In recent weeks, the news has been full of stories about IRS release of confidential taxpayer information and abuse of power, and expansive NSA surveillance. Most Americans had no idea the extent to which government monitors their communications and their day-to-day activities. Many are looking for assurances that government employees and contractors don’t have access to private information about them. In one recent poll, 64 percent of Americans said they believe government has gotten too big. Almost as many – 63 percent – said they have no confidence – or very little confidence – in the federal government.
But at a time when people are asking for Washington to limit how much it monitors their personal lives, the Affordable Care Act (or “Obamacare”) actually authorizes the Department of Health and Human Services to set up vast new database. It’s called ‘The Federal Data Services Hub:’
In response, the HHS said the ObamaCare data hub will "interact" with seven other federal agencies: Social Security Administration, the IRS, the Department of Homeland Security, the Veterans Administration, Office of Personnel Management, the Department of Defense and — believe it or not — the Peace Corps. Plus the Hub will plug into state Medicaid databases.
And what sort of data will be "routed through" the Hub? Social Security numbers, income, family size, citizenship and immigration status, incarceration status, and enrollment status in other health plans, according to the HHS.
"The federal government is planning to quietly enact what could be the largest consolidation of personal data in the history of the republic," noted Stephen Parente, a University of Minnesota finance professor.
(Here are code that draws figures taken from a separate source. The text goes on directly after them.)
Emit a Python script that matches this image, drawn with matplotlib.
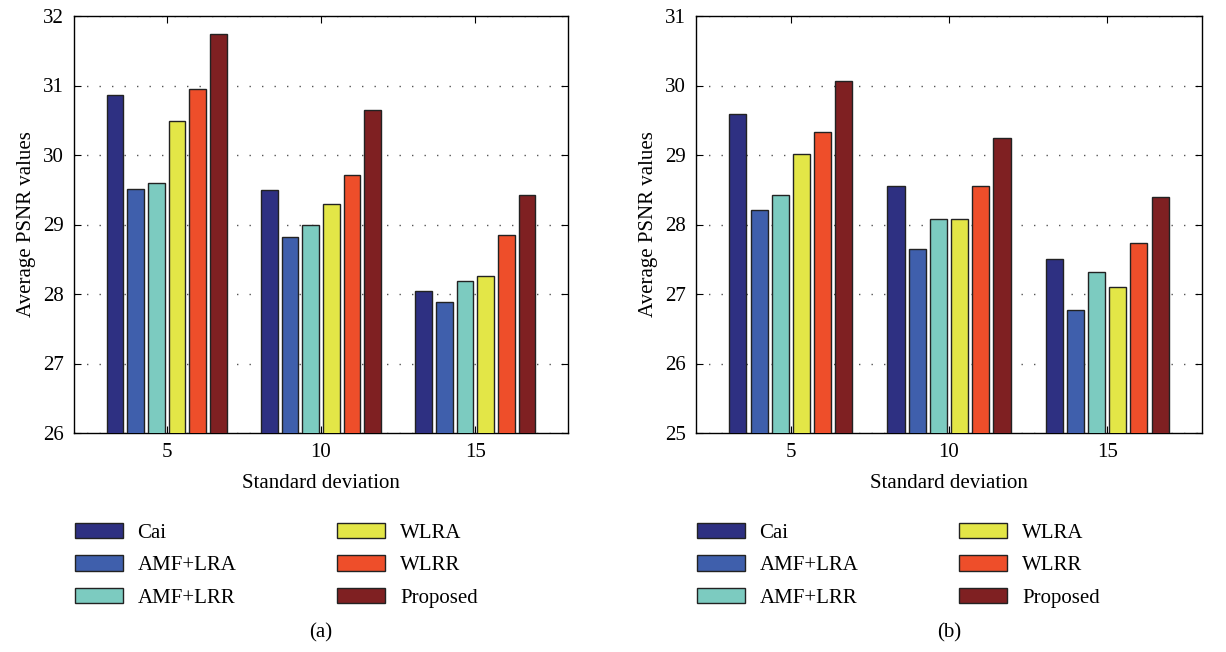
import matplotlib
matplotlib.use('Agg')
import matplotlib.pyplot as plt
import numpy as np

plt.rcParams['font.family'] = ['Liberation Serif', 'DejaVu Serif']

methods = ['Cai', 'AMF+LRA', 'AMF+LRR', 'WLRA', 'WLRR', 'Proposed']
colors = ['#2e3082', '#3f5fac', '#7ccbc0', '#e3e647', '#ee4e2a', '#7f2022']
std_devs = ['5', '10', '15']

# PSNR per method, columns are std dev 5, 10, 15
psnr_a = [
    [30.87, 29.50, 28.04],
    [29.51, 28.82, 27.88],
    [29.60, 28.99, 28.18],
    [30.49, 29.30, 28.26],
    [30.95, 29.71, 28.85],
    [31.74, 30.65, 29.43],
]
psnr_b = [
    [29.59, 28.56, 27.50],
    [28.21, 27.65, 26.77],
    [28.43, 28.08, 27.32],
    [29.01, 28.08, 27.10],
    [29.33, 28.56, 27.74],
    [30.06, 29.25, 28.40],
]

fig = plt.figure(figsize=(12.26, 6.52), dpi=100)
ax_a = fig.add_axes([74/1226, 1 - 433/652, 494/1226, 417/652])
ax_b = fig.add_axes([696/1226, 1 - 433/652, 506/1226, 417/652])

fs = 15


def draw_panel(ax, data, ylim, caption, leg_x):
    x = np.arange(1, len(std_devs) + 1)
    step = 0.134
    width = 0.108
    handles = []
    for i, (name, vals) in enumerate(zip(methods, data)):
        b = ax.bar(x + (i - 2.5) * step, vals, width, bottom=0,
                   color=colors[i], edgecolor='#222222', linewidth=1.0, label=name, zorder=3)
        handles.append(b)
    ax.set_xlim(0.4, 3.6)
    ax.set_ylim(*ylim)
    ax.set_xticks(x)
    ax.set_xticklabels(std_devs)
    ax.set_yticks(range(ylim[0], ylim[1] + 1))
    ax.tick_params(direction='in', top=True, right=True, labelsize=fs, length=5, pad=7)
    ax.yaxis.grid(True, linestyle=(0, (1, 8)), color='#555555', linewidth=1.0, zorder=0)
    for s in ax.spines.values():
        s.set_linewidth(1.0)
    ax.set_xlabel('Standard deviation', fontsize=fs, labelpad=9)
    ax.set_ylabel('Average PSNR values', fontsize=fs, labelpad=5)
    fig.legend(handles=handles, loc='upper left', bbox_to_anchor=(leg_x, 1 - 523/652),
               ncol=2, frameon=False, fontsize=fs, handlelength=2.3, handleheight=0.75,
               handletextpad=0.7, columnspacing=4.85, labelspacing=0.6, borderaxespad=0,
               borderpad=0)
    pos = ax.get_position()
    fig.text((pos.x0 + pos.x1) / 2, 1 - 633/652, caption, ha='center', va='center', fontsize=fs)


draw_panel(ax_a, psnr_a, (26, 32), '(a)', 75/1226)
draw_panel(ax_b, psnr_b, (25, 31), '(b)', 697/1226)

fig.savefig('out.png', dpi=100)
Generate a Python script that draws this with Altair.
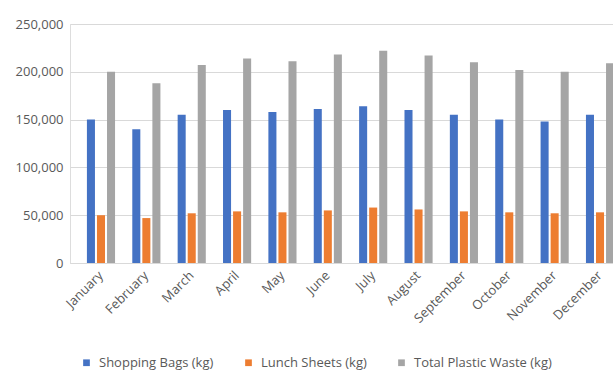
import altair as alt
import pandas as pd

months = ["January", "February", "March", "April", "May", "June", "July",
          "August", "September", "October", "November", "December"]
shopping_bags = [150000, 140000, 155000, 160000, 158000, 161000, 164000,
                 160000, 155000, 150000, 148000, 155000]
lunch_sheets = [50000, 47000, 52000, 54000, 53000, 55000, 58000,
                56000, 54000, 53000, 52000, 53000]
total_waste = [200000, 188000, 207000, 214000, 211000, 218000, 222000,
               217000, 210000, 202000, 200000, 209000]
series = ["Shopping Bags (kg)", "Lunch Sheets (kg)", "Total Plastic Waste (kg)"]
colors = ["#4472C4", "#ED7D31", "#A5A5A5"]

rows = []
for s, vals in zip(series, [shopping_bags, lunch_sheets, total_waste]):
    for m, v in zip(months, vals):
        rows.append({"Month": m, "Series": s, "Value": v})
df = pd.DataFrame(rows)

FONT = "Open Sans"
TXT = "#595959"

chart = alt.Chart(df).mark_bar().encode(
    x=alt.X("Month:N", sort=months,
            scale=alt.Scale(range=[0, 561], paddingInner=0.38, paddingOuter=0.373),
            axis=alt.Axis(title=None, labelAngle=-45, labelAlign="right",
                          labelBaseline="middle", labelPadding=10, ticks=False,
                          domainColor="#D9D9D9", labelColor=TXT, labelFont=FONT,
                          labelFontSize=13, grid=False)),
    xOffset=alt.XOffset("Series:N", sort=series,
                        scale=alt.Scale(paddingInner=0.2, paddingOuter=0)),
    y=alt.Y("Value:Q", scale=alt.Scale(domain=[0, 250000], nice=False),
            axis=alt.Axis(title=None, values=[0, 50000, 100000, 150000, 200000, 250000],
                          format=",.0f", ticks=False, domain=False, gridColor="#D9D9D9",
                          labelColor=TXT, labelFont=FONT, labelFontSize=13,
                          labelPadding=7)),
    color=alt.Color("Series:N", sort=series,
                    scale=alt.Scale(domain=series, range=colors),
                    legend=alt.Legend(title=None, orient="none", direction="horizontal",
                                      legendX=10, legendY=332, symbolType="square",
                                      symbolSize=45, symbolStrokeWidth=0,
                                      labelColor=TXT, labelFont=FONT, labelFontSize=13,
                                      labelOffset=6, columnPadding=28)),
).properties(
    width=543, height=239,
    autosize=alt.AutoSizeParams(type="none"),
    padding={"left": 70, "top": 24, "right": 0, "bottom": 109},
).configure_view(stroke=None).configure(background="white")

chart.save("out.html", embed_options={"renderer": "svg", "actions": False})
Can Washington be trusted with this massive new store of information? Even with a critical program such as Social Security, the track record isn’t encouraging. The Government Accountability Office has reported that weaknesses in IRS security systems "continue to jeopardize the confidentiality, integrity, and availability of the financial and sensitive taxpayer information. If leaks and hacking happen with Social Security, what assurances are there that HHS will do better with the Affordable Care Act data hub?
A number of Members of Congress have now written to HHS to get some answers:
According to your Department, the Federal Data Services Hub will share and transmit protected health information, tax and financial information, criminal background and immigration status, and various other personal information between agencies, including the Internal Revenue Service, HHS, the Departments of Justice, Homeland Security, Veterans Affairs, Defense, and the Social Security Administration, state governments, as well as state and federal exchanges. Without an operable Federal Data Services Hub, exchanges will be unable to access the real-time information necessary to verify consumer exchange application information. And more, the Federal Data Services Hub raises many serious privacy concerns.
The letter request a briefing by HHS no later than July 12, in which HHS explains the current status of the project, and how personal information will be protected. LIBRE will provide an update once HHS answers the request and begins to provide details about the Data Hub and its safeguards.